I am starting to go stir-crazy in the apartment, but your father is very worried about recent measles outbreaks in New York City, and so gets panicky and obstinate if I suggest taking you to an event more contained or precise than a stroller ride to the park until after you have had your shots. Today I will take your grandmother - she has recently switched from wanting to be called "Oma" to wanting to be called "Manamana," which is much cuter, and inspire by what your friend Christopher calls one of his grandmothers, from a song by the Muppets - and you in your stroller bassinet thing over to the baby Gap, where we will spend the gift certificate that the co-op board of our apartment gave us when you were born. We will obtain larger baby clothes, as last week in what felt like the span of two or three days you abruptly outgrew nearly all of your newborn sized clothing.
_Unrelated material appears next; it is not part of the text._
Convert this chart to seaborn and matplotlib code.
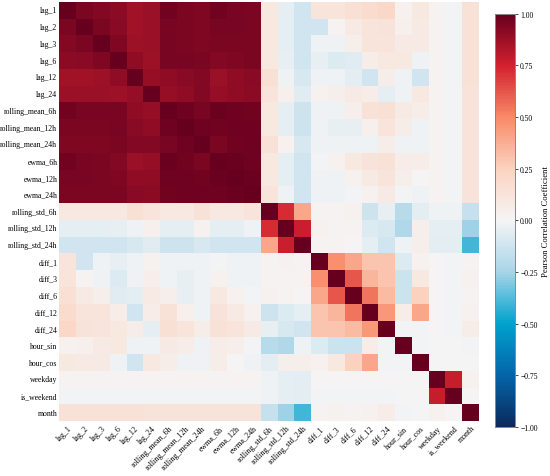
import numpy as np
import pandas as pd
import matplotlib
matplotlib.use("Agg")
import matplotlib.pyplot as plt
from matplotlib.colors import LinearSegmentedColormap
import seaborn as sns

plt.rcParams["font.family"] = "serif"
plt.rcParams["font.serif"] = ["Liberation Serif", "DejaVu Serif"]

# ── data ──────────────────────────────────────────────────────────────
features = [
    "lag_1", "lag_2", "lag_3", "lag_6", "lag_12", "lag_24",
    "rolling_mean_6h", "rolling_mean_12h", "rolling_mean_24h",
    "ewma_6h", "ewma_12h", "ewma_24h",
    "rolling_std_6h", "rolling_std_12h", "rolling_std_24h",
    "diff_1", "diff_3", "diff_6", "diff_12", "diff_24",
    "hour_sin", "hour_cos", "weekday", "is_weekend", "month",
]

corr_values = [
    [1.00, .95, .93, .91, .86, .88, .97, .95, .94, .97, .96, .95, .10, -.05, -.12, .12, .12, .15, .18, .22, .03, .10, .02, -.01, .14],
    [.95, 1.00, .95, .92, .86, .88, .96, .95, .94, .96, .96, .95, .10, -.05, -.12, -.12, .02, .08, .12, .13, .04, .08, .02, -.01, .14],
    [.93, .95, 1.00, .94, .87, .88, .96, .95, .94, .95, .95, .95, .10, -.05, -.12, -.02, -.02, .05, .12, .12, .08, .08, .02, -.01, .14],
    [.91, .92, .94, 1.00, .90, .87, .96, .96, .95, .93, .94, .95, .10, -.04, -.12, -.04, -.08, -.07, .07, .10, .10, -.02, .02, -.01, .14],
    [.86, .86, .87, .90, 1.00, .89, .90, .92, .93, .88, .90, .92, .15, -.02, -.10, -.02, -.02, -.06, -.12, .06, -.02, -.12, .02, -.01, .14],
    [.88, .88, .88, .87, .89, 1.00, .89, .90, .93, .89, .90, .91, .12, .04, -.07, .03, .05, .08, .07, -.05, -.02, .10, .02, -.01, .13],
    [.97, .96, .96, .96, .90, .89, 1.00, .98, .96, .99, .98, .97, .10, -.05, -.13, -.02, -.02, .05, .14, .15, .08, .06, .02, -.01, .13],
    [.95, .95, .95, .96, .92, .90, .98, 1.00, .98, .97, .98, .98, .10, -.05, -.13, -.02, -.04, -.04, .04, .12, .06, -.02, .02, -.01, .13],
    [.94, .94, .94, .95, .93, .93, .96, .98, 1.00, .95, .97, .98, .14, .03, -.10, -.02, -.02, -.02, -.02, .06, -.02, -.02, .02, -.01, .13],
    [.97, .96, .95, .93, .88, .89, .99, .97, .95, 1.00, .99, .98, .10, -.05, -.12, -.01, .03, .10, .13, .14, .07, .06, .02, -.01, .13],
    [.96, .96, .95, .94, .90, .90, .98, .98, .97, .99, 1.00, .99, .10, -.05, -.12, -.02, -.02, .03, .08, .12, .05, .01, .02, -.01, .13],
    [.95, .95, .95, .95, .92, .91, .97, .98, .98, .98, .99, 1.00, .12, -.02, -.12, -.02, -.02, -.01, .03, .08, -.01, -.02, .02, -.01, .13],
    [.10, .10, .10, .10, .15, .12, .10, .10, .14, .10, .10, .12, 1.00, .72, .40, .02, .02, .03, -.13, -.04, -.20, -.06, -.02, -.02, -.15],
    [-.05, -.05, -.05, -.04, -.02, .04, -.05, -.05, .03, -.05, -.05, -.02, .72, 1.00, .77, .03, .02, .02, -.08, -.10, -.22, .05, -.05, -.05, -.26],
    [-.12, -.12, -.12, -.12, -.10, -.07, -.13, -.13, -.10, -.12, -.12, -.12, .40, .77, 1.00, .02, .02, .01, -.05, -.12, -.02, .05, -.06, -.06, -.40],
    [.12, -.12, -.02, -.04, -.02, .03, -.02, -.02, -.02, -.01, -.02, -.02, .02, .03, .02, 1.00, .48, .40, .30, .30, -.08, .03, .01, -.01, .02],
    [.12, .02, -.02, -.08, -.02, .05, -.02, -.04, -.02, .03, -.02, -.02, .02, .02, .02, .48, 1.00, .62, .35, .30, -.14, .10, .01, -.01, .03],
    [.15, .08, .05, -.07, -.06, .08, .05, -.04, -.02, .10, .03, -.01, .03, .02, .01, .40, .62, 1.00, .55, .33, -.14, .25, .01, -.01, .02],
    [.18, .12, .12, .07, -.12, .07, .14, .04, -.02, .13, .08, .03, -.13, -.08, -.05, .30, .35, .55, 1.00, .45, .07, .40, .01, -.01, .03],
    [.22, .13, .12, .10, .06, -.05, .15, .12, .06, .14, .12, .08, -.04, -.10, -.12, .30, .30, .33, .45, 1.00, -.01, -.01, .01, -.01, .07],
    [.03, .04, .08, .10, -.02, -.02, .08, .06, -.02, .07, .05, -.01, -.20, -.22, -.02, -.08, -.14, -.14, .07, -.01, 1.00, -.01, .00, .00, -.01],
    [.10, .08, .08, -.02, -.12, .10, .06, -.02, -.02, .06, .01, -.02, -.06, .05, .05, .03, .10, .25, .40, -.01, -.01, 1.00, .00, .00, .00],
    [.02, .02, .02, .02, .02, .02, .02, .02, .02, .02, .02, .02, -.02, -.05, -.06, .01, .01, .01, .01, .01, .00, .00, 1.00, .78, .03],
    [-.01, -.01, -.01, -.01, -.01, -.01, -.01, -.01, -.01, -.01, -.01, -.01, -.02, -.05, -.06, -.01, -.01, -.01, -.01, -.01, .00, .00, .78, 1.00, .01],
    [.14, .14, .14, .14, .14, .13, .13, .13, .13, .13, .13, .13, -.15, -.26, -.40, .02, .03, .02, .03, .07, -.01, .00, .03, .01, 1.00],
]

cmap_colors = ["#0a2a5c", "#0565aa", "#00a2cc", "#a8d5e8", "#f5f5f5",
               "#fbd3c0", "#f98a68", "#d3212e", "#67001f"]
cbar_ticks = [-1, -0.75, -0.5, -0.25, 0, 0.25, 0.5, 0.75, 1]

# ── plot ──────────────────────────────────────────────────────────────
corr = pd.DataFrame(corr_values, index=features, columns=features)
cmap = LinearSegmentedColormap.from_list("corr_div", cmap_colors)

fig = plt.figure(figsize=(5.5, 4.77), dpi=100)
ax = fig.add_axes([0.108, 0.115, 0.763, 0.879])
cax = fig.add_axes([0.9, 0.103, 0.037, 0.866])

sns.heatmap(
    corr, ax=ax, cbar_ax=cax, cmap=cmap, vmin=-1, vmax=1,
    xticklabels=True, yticklabels=True,
    cbar_kws={"ticks": cbar_ticks},
)

ax.tick_params(axis="x", labelsize=5.8, length=0, pad=2)
ax.tick_params(axis="y", labelsize=5.6, length=0, pad=1.5)
plt.setp(ax.get_xticklabels(), rotation=45, ha="right", rotation_mode="anchor")
plt.setp(ax.get_yticklabels(), rotation=0)

cax.tick_params(labelsize=5.5, length=2, width=0.5, pad=1.5)
cax.yaxis.set_major_formatter(plt.FuncFormatter(lambda v, _: f"{v:.2f}".replace("-", "\u2212")))
cax.set_ylabel("Pearson Correlation Coefficient", fontsize=6.2, labelpad=3)
for sp in cax.spines.values():
    sp.set_visible(True)
    sp.set_linewidth(0.6)
    sp.set_edgecolor("#888888")

fig.savefig("out.png", dpi=100)
plt.close(fig)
They have been given to Ultragotha, who is set to arrive in January, who is probably going to be named Peter, and with whom you - we hope - will spend your childhood sailing in the summers.

My parents brought some family photographs. You can see a picture of me going to preschool if you want, carrying a lunchbox nearly as big as me, and a half a head taller than the other girls in my carpool. You can see a picture of me at around six, with my parents, taken for church, my mother in a plaid skirt and slim and smiling. There is also a picture of me at the moment of moving from babyhood to toddler, about 1 year old, in a dress and bowl haircut with a toy mushroom with bells, smiling.

"See?" I wrote to your father as I forwarded an image of the old photo. "I told you he looks like me."